WHAT NEEDS TO BE DONE: Transcribe the listing exactly, leaving out every picture.

•••

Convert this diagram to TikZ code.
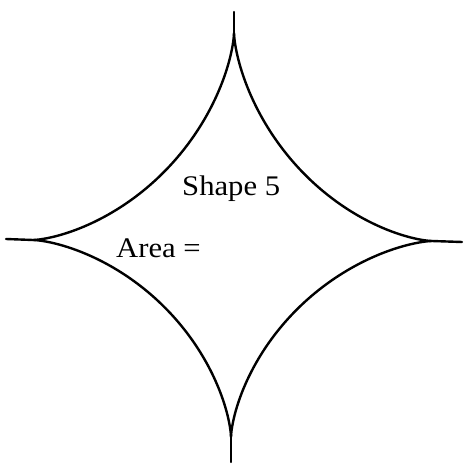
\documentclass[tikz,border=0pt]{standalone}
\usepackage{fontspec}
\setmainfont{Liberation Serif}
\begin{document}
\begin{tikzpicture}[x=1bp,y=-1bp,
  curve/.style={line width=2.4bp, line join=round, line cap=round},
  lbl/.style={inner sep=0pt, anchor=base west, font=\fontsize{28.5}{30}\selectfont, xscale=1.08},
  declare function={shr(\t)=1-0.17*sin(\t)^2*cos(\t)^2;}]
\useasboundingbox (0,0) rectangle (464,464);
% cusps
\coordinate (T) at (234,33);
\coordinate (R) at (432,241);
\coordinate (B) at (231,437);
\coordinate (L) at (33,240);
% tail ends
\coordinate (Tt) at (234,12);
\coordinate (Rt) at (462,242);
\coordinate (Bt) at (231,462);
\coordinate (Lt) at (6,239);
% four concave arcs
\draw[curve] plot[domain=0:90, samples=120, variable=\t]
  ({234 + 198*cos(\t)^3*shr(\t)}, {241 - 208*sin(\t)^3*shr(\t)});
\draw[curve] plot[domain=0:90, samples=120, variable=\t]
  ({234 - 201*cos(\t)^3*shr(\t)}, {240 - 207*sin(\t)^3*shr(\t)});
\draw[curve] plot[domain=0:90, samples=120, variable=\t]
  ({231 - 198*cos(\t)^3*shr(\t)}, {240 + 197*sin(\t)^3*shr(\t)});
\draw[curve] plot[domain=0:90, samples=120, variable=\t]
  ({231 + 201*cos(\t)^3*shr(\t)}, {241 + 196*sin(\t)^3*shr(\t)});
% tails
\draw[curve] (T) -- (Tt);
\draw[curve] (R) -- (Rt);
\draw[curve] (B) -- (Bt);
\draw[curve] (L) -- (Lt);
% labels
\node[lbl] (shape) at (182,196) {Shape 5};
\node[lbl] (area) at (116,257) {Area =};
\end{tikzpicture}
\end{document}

•••

SOLUTION FOR THIS PROBLEM:
Convert this diagram to TikZ code.
\documentclass[tikz,border=0pt]{standalone}
\usepackage{fontspec}
\setmainfont{Liberation Serif}
\begin{document}
\begin{tikzpicture}[x=1bp,y=-1bp,
  curve/.style={line width=2.4bp, line join=round, line cap=round},
  lbl/.style={inner sep=0pt, anchor=base west, font=\fontsize{28.5}{30}\selectfont, xscale=1.08},
  declare function={shr(\t)=1-0.17*sin(\t)^2*cos(\t)^2;}]
\useasboundingbox (0,0) rectangle (464,464);
% cusps
\coordinate (T) at (234,33);
\coordinate (R) at (432,241);
\coordinate (B) at (231,437);
\coordinate (L) at (33,240);
% tail ends
\coordinate (Tt) at (234,12);
\coordinate (Rt) at (462,242);
\coordinate (Bt) at (231,462);
\coordinate (Lt) at (6,239);
% four concave arcs
\draw[curve] plot[domain=0:90, samples=120, variable=\t]
  ({234 + 198*cos(\t)^3*shr(\t)}, {241 - 208*sin(\t)^3*shr(\t)});
\draw[curve] plot[domain=0:90, samples=120, variable=\t]
  ({234 - 201*cos(\t)^3*shr(\t)}, {240 - 207*sin(\t)^3*shr(\t)});
\draw[curve] plot[domain=0:90, samples=120, variable=\t]
  ({231 - 198*cos(\t)^3*shr(\t)}, {240 + 197*sin(\t)^3*shr(\t)});
\draw[curve] plot[domain=0:90, samples=120, variable=\t]
  ({231 + 201*cos(\t)^3*shr(\t)}, {241 + 196*sin(\t)^3*shr(\t)});
% tails
\draw[curve] (T) -- (Tt);
\draw[curve] (R) -- (Rt);
\draw[curve] (B) -- (Bt);
\draw[curve] (L) -- (Lt);
% labels
\node[lbl] (shape) at (182,196) {Shape 5};
\node[lbl] (area) at (116,257) {Area =};
\end{tikzpicture}
\end{document}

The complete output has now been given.